The author is serious about sustainability, concerned, as I am, with the increasingly aimless work that is going on under the name of corporate sustainability. My over 50 years working in, first, environment management and, later, corporate sustainability, trump his mere 15 years in the field. I have made essentially the same argument in *Flourishing*. Brendan May, the article’s author continues by suggesting that little effective work is being done. He is letting a little fresh air into the same media that he criticizes.
> I hear very few new ideas. Everyone is too busy trying to be clever, as opposed to getting on with the job and changing things. I don’t hear any insights about WHY forest governance is difficult in some countries or how to create marine reserves that benefit fishermen. I learn about what forums and frameworks might be deployed. They nearly always fail. Those kinds of critical issues are of course being tackled, but seldom by the ‘practitioners’ who bang on about them.

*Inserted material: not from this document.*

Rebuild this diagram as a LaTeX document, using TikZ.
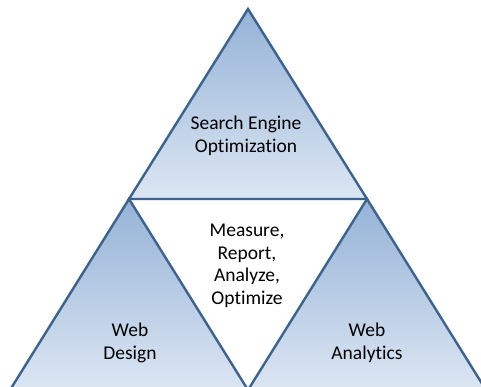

I applaud his honesty, but even this kind of criticism falls far short of revealing the ultimate ineffectiveness of virtually all “sustainability” programs. The business world simply doesn’t get it. The problems that firms are trying to cope with are threats to their existence as well as to the rest of the world. First of all, they have their priorities wrong, focusing on themselves instead of the world at large. Second, they are working on the wrong problem, looking for solutions in the wrong place, like the drunk who, having lost his car keys, is looking under a lamppost because it casts enough light to see. The lost keys, unfortunately, are somewhere else.
Unsustainability, the threat being addressed, is an unintended consequence, or as some would say, a side effect, of what business routinely does. Tinkering, as much of what sustainability programs do, cannot stop these unintended consequences. The appearance of so much jargon suggests that the “practitioners” are secretly aware of the futility of their efforts.
The world simply cannot survive under the increasing environmental and social load, in spite of all the sustainability work going on. If businesses truly want to do something about the situation, they not only have to cut the jargon, but, more truthfully, change their spots and move toward becoming a new institutional species. The fundamental psychological and economic models to which business strategies can be traced are erroneous representations of the world which, thus, are the source of the unintended consequences. That’s all I am going to write today; the rest of the story is too long and complicated. If this post intrigues you, you can continue by reading my two books, and perusing earlier posts on this blog.
May closed his article with a wonderful quote by Eric Hoffer, who said, “Every great cause begins as a movement, becomes a business and eventually degenerates into a racket.” Worth thinking about!